Le secteur est en crise. Quels dossiers souhaitez-vous faire avancer durant votre mandat ?

Tous les dossiers sont importants, comme l’eau, le conseil aux agriculteurs. Mais c’est sûr que certains seront mis en avant. Celui qui me tient le plus à cœur, c’est l’installation dans le monde agricole. D’ici 10 ans, environ la moitié des chefs d’exploitation vont prendre leur retraite. Les deux tiers ont plus de 50 ans. La pyramide des âges est assez inquiétante. Donc il nous faut des bras et des cerveaux pour renouveler, rajeunir. La logique à l’œuvre depuis un moment, à savoir le fils reprend l’affaire, ne fonctionne plus. Il y a besoin de plus que ça. Aujourd’hui, pour trois départs en retraite, il y a une installation. Donc on perd beaucoup de fermes. Heureusement, on a des solutions, mais il faut d’abord identifier les freins. L’un d’entre eux, c’est l’accès au foncier. Parmi les solutions, il y a par exemple des répertoires à l’installation : si un agriculteur veut partir à la retraite, il est censé s’inscrire, et si une personne cherche une ferme, elle peut en trouver sur ce répertoire. Cela fait partie des pistes à améliorer. Bien sûr, nous devons en trouver d’autres. Il y a aussi la question de la fiscalité : comment transmettre ce qui est déjà cher ? Parfois, on a l’impression de payer deux fois. Il faut également travailler sur la formation.

Que dire aux jeunes alors, pour les pousser à prendre la relève ?

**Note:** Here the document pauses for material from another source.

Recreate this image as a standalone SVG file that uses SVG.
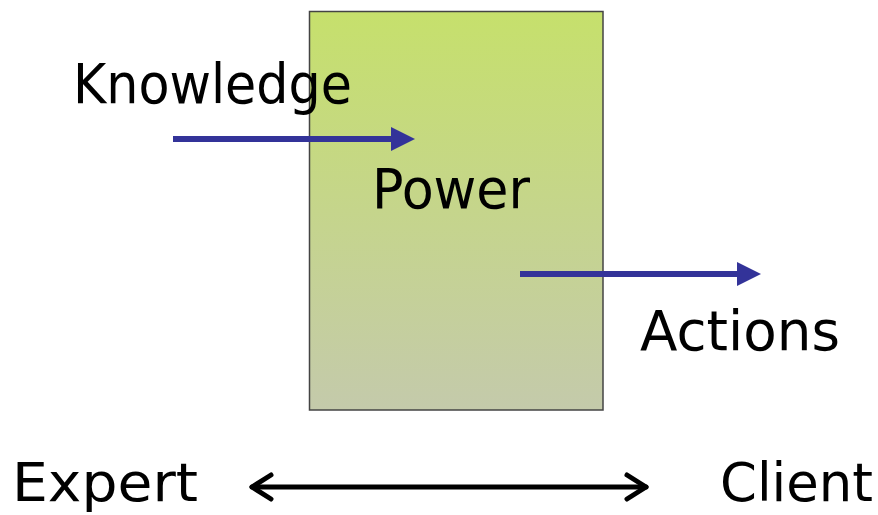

Que ce métier est superbe, parce que nous sommes attachés au territoire. Et on arrive à en tirer le meilleur. En partant de l’herbe qu’il y a ici, on finit par proposer des consommables aux citoyens. C’est une grande satisfaction. C’est aussi une fierté d’avoir réussi à créer des équipes et des magasins dans ce territoire. Il faut dire aux jeunes que se lancer, c’est faisable.

L’info en plus

La Ferme Des Schallandos produit de l’énergie grâce à des panneaux solaires et une centrale hydro-électrique. Elle est également autonome en chauffage grâce au bois de ses prés.